The project entails providing new roofs, as well as repairing or replacing old parapets and railings, on all 28 high-rise residential buildings at the Red Hook Houses development, improving the quality of life for the more than 6,000 NYCHA residents living there.
“We are here to mark the official beginning of permanent construction at the Red Hook Houses,” said Shola Olatoye, Chair of NYCHA. “Five years almost to the day since Superstorm Sandy devastated our city, we are marking this important milestone. Sandy crippled the city, some 10% of NYCHA’s buildings were affected. More than 80,000 New York public housing residents saw destruction to their homes and to their communities,” she added.
When Sandy hit, Olatoye said more than 402 NYCHA buildings lost power and 386 lost heat and hot water. Saltwater destroyed buildings’ boilers and electrical panels, trash compactors, and playgrounds, among other damages.
“We are moving closer to repairing that damage by announcing the beginning of permanent construction,” Olatoye said. “We’re building back stronger with storm resilient technology so that NYCHA residents and all New Yorkers will be safer in future storms.”
After Superstorm Sandy, NYCHA was given $3 billion from FEMA to repair damages at their 33 public housing developments across the city, according to Olatoye. “Here at Red Hook, we’re investing some $500 million to repair all roofs, install a new heating and hot water system, structural reinforcement, flood protections, and full backup power,” she explained. “Red Hook Houses will also receive new playgrounds, improved retail spaces, better public spaces for our communities to gather outdoors,” and more.
The roof project is the first phase of a nearly $550 million investment in the Red Hook Houses as part of NYCHA’s Sandy Recovery to Resiliency program which aims to rebuild the neighborhood to be stronger and more resilient.
The new roofing system will provide better insulation, reduce the amount of heat retained by the roofs, and eliminate water intrusion.
“Today we are starting construction on all 28 roofs,” Olatoye said. Work will begin soon to flood-proof the development’s basements as well as weatherproof the boiler and electrical facilities. “By 2021, we’ll be leaving this site stronger and more prepared for future storms,” she promised.
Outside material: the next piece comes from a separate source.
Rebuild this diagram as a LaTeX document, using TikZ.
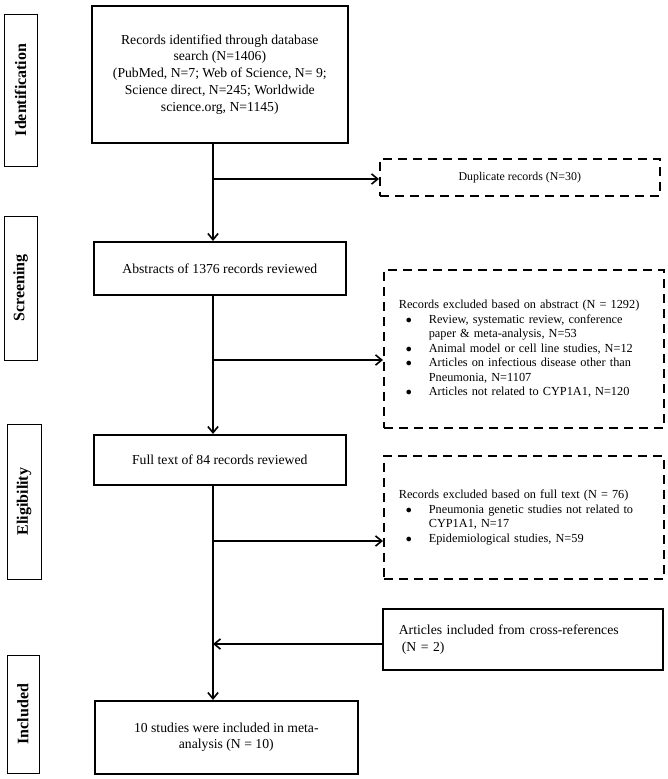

“This is a call to Washington, to our President, to the leaders in both houses—in less than five years, this nation has witnessed three [severe] storms: Sandy, Harvey, and now Irma,” Congress Member Velazquez said.
“The federal government has to reauthorize the flood insurance program that is going to expire on September 30,” she added. “We [have to] make sure that every family who purchased coverage and flood insurance, get[s] back what they paid for.”
“We have to make sure that whatever legislation we pass in the house will protect consumers,” Velazquez stated.
The roof repairs will ensure that “there are no more leaks in the roof, prevent mold from continuing to grow in these apartments, and will develop a better quality of life for the residents of the Red Hook Houses,” Assembly Member Ortiz added.
Frances Brown, President of the Tenants Association at the Red Hook Houses, said years after Sandy, residents still ask her when repairs will be made to their apartments. “Their plaster is falling because of moisture that came from Sandy,” she says, “A lot of times you plug in something and all your power goes out,” she adds.
She notes that Assembly Member Ortiz has helped to get new refrigerators and stoves for all 2,900 units at the development, replacing the old ones that were damaged due to the electrical problems caused by Sandy.
“When we have problems with things needing to get fixed, he’s been very responsive,” she says of Ortiz. “With help like that, I know things are going to get better.”